Looking back, I suppose you could say that my friends and I should have done more constructive things with our time. But then again, that was all innocent. This is not, and that’s why I find it news-worthy. No, not the “debate” about Obama’s place of birth, but the fact that we’re even having this discussion at all. And it reminds me, painfully, how long a way to go we have before we can have a real and honest discussion in this country about the state of the world. If we ever get there at all.

Those of us who are products of the Enlightenment (me included) tend to think that all we need is to make others aware of facts–that people will do the “right” thing and feel the same sense of urgency as we do once they are presented with irrefutable evidence. That may be how our minds work. But, for good or bad, we’re likely the exception. The “birthers” are not necessarily stupid people, or ignorant, or crazy. They are angry, and they are scared, and so they bend facts to suit the story they’ve concocted, rather than the other way around.

The Obama birth story will likely die in the national news, leaving a cadre of angry souls out there while the rest of us find some other sensational story to obsess over. But just imagine the anger, the misguided blame that will be cast when the stakes are far, far higher.

Tragically, we’ve seen this again and again over the course of human history. One need not reach too far back in time and space to bear witness to what we’re capable of when scared, hungry, angry, or baited into hatred. It’s going on right now in Sudan–genocide largely related to scarce resources. And I don’t have to travel far from where I live to visit the site of a Japanese American internment camp.

Sadly, this too we have in us, this kind of hate and fear.

As a kid growing up in Israel, I saw too much hate and too much fear, from both Israelis and Palestinians. My family left when it became clear that we’d have to choose to be victims or victimizers, or both. And my parents didn’t want to have to make that kind of choice. A few months after we left, my best friend was kidnapped and killed.

After graduating college, I went to work at The Shoah Foundation, a project started by Steven Spielberg to document the stories of Holocaust survivors, witnesses, and rescuers all over the world. (We wound up interviewing over 52,000 people in 60 countries.) For a brief period of my life, I lived and breathed the Shoah–ingesting hundreds and hundreds of heart-rending stories of loss, suffering, and cruelty that would otherwise be simply unimaginable. I now know that humans are capable of anything. Anything.

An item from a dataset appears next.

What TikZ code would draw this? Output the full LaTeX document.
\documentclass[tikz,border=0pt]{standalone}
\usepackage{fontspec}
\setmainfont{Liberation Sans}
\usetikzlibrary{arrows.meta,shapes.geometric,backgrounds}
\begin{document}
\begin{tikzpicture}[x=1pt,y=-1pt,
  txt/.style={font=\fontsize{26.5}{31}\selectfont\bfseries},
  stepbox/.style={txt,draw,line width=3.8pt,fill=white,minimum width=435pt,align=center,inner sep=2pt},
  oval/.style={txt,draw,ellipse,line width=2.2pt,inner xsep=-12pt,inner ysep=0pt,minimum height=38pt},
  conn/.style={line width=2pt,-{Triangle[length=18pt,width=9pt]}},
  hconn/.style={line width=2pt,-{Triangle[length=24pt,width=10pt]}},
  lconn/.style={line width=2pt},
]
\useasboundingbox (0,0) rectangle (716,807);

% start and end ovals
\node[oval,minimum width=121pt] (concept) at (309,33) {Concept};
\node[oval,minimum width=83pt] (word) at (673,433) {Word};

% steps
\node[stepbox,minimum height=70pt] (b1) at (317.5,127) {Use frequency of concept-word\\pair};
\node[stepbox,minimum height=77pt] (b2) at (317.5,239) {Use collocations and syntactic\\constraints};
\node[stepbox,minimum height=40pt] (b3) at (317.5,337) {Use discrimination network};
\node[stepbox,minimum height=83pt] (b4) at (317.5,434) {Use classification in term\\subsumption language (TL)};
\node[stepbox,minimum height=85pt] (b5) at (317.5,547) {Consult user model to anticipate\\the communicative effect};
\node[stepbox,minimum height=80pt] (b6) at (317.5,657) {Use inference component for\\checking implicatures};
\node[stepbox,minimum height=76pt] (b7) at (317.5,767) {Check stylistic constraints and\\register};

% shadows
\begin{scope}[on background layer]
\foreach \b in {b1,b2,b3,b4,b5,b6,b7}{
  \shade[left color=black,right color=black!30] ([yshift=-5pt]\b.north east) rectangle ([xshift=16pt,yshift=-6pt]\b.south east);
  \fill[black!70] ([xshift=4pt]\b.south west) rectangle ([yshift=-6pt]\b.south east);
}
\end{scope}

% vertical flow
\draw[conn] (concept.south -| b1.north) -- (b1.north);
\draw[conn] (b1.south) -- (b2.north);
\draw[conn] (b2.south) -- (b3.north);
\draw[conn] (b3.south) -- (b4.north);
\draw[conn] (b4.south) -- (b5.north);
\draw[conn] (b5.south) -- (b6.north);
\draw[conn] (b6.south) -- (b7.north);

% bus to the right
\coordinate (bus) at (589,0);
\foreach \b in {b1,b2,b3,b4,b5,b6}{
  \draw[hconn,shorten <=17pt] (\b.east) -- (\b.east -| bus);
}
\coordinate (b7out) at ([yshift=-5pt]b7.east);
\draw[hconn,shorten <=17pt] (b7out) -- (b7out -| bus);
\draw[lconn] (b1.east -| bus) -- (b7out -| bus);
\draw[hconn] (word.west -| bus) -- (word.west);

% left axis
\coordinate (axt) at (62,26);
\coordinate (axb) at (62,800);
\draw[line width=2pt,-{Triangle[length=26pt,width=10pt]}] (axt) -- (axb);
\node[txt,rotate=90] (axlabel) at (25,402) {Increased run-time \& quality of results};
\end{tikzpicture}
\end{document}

So you’d think that I would expect truly dark days ahead, as economic, environmental, and energy crises hit and amplify. But I really don’t. I fear them, but don’t expect them, at least not with any sort of resignation. That’s because the stories of the Shoah that stay with me most vividly after all these years are the ones of courage, of salvation, of peoples’ better selves. We’re capable of raw hatred and cruelty, but also great things. And that’s all of us, even these so-called “birthers.”